The clearing corporation fulfills its role by transferring every trade to a clearing member or custodian. Their core responsibility is ensuring that the funds and shares are available on T+2 Day. They need to have a clearing pool Demat account with a depository for receiving and sending shares pertaining to the trade.

#4. Clearing Banks

Since there is a movement of money, SEBI has created a list of 13 clearing banks that aid in the settlement of funds. Every clearing member has to open a clearing account with one of these banks. If the clearing member is settling a purchase transaction, then it needs to ensure that the funds are made available in this account before the settlement. On the other hand, if it is settling a sale transaction, then the funds are received by the clearing member in the clearing account. Here’s a list of clearing banks.

  • HDFC Bank
  • ICICI Bank
  • Kotak Mahindra Bank
  • Axis Bank 
  • State Bank of India 
  • HSBC Bank 
  • JP Morgan Chase Bank 
  • Citibank 
  • DBS Bank 
  • Deutsche Bank 
  • Stock Holding Corporation of India 
  • Infrastructure Leasing and Financial Services Ltd. 
  • Orbis Financial Corporation Limited |

How Trades are Cleared and Settled in the Stock Market

Here is a quick overview of the actual process of clearing and settlement in the stock market:

  1. The stock exchange transfers the details of every trade to the clearing corporation on T Day.
  2. The clearing corporation informs the clearing members and custodians about the details of the trade and asks them to confirm if they are willing to settle the trade or not. Upon receiving the confirmation, the clearing corporation determines the obligations of the clearing member or custodian.
  3. The clearing corporation sends the details of the obligations and pay-in advice of securities or funds to each clearing member/custodian.
  4. Once the details are received, the clearing members or custodians to:
    • Clearing banks to make the funds available; and 
    • Depositories to make securities available by the pay-in time
  5. The clearing corporation receives funds and securities from the clearing banks and depositories for purchase and sale transactions respectively. So, if a clearing member is settling a purchase transaction, then the corporation receives the money in its clearing account via the clearing bank. Also, for sale transactions, the corporation receives securities in its pool account via the depository. 
  6. Once this is done, it instructs the depositories and clearing banks to transfer the securities and funds to clearing members/custodians for purchase and sale transactions. So, if a clearing member is settling a purchase transaction, then the corporation transfers securities to its pool account. Also, for sale transactions, the corporation transfers money to the clearing account via the clearing bank.
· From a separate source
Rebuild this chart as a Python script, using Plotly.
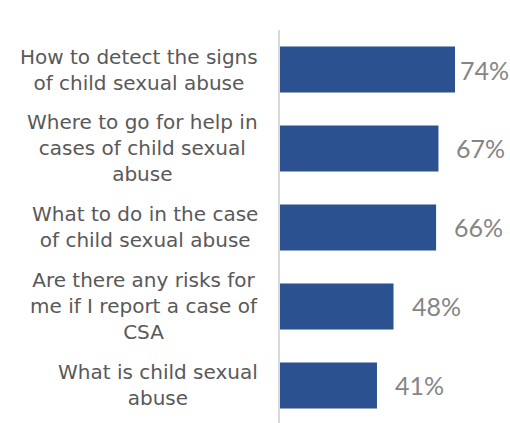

There are many ways in which SEBI ensures that the clearing and settlement process ensures market integrity by becoming the counterparty to each trade. This is essential to ensuring the availability of liquid and effective markets.

Summing Up

I hope that you are clear about the clearing and settlement process in stock markets. As an investor, understanding this process gives you a complete grip over how trades are executed and settled. This set of processes work in perfect sync to ensure that the stock market functions in a smooth manner.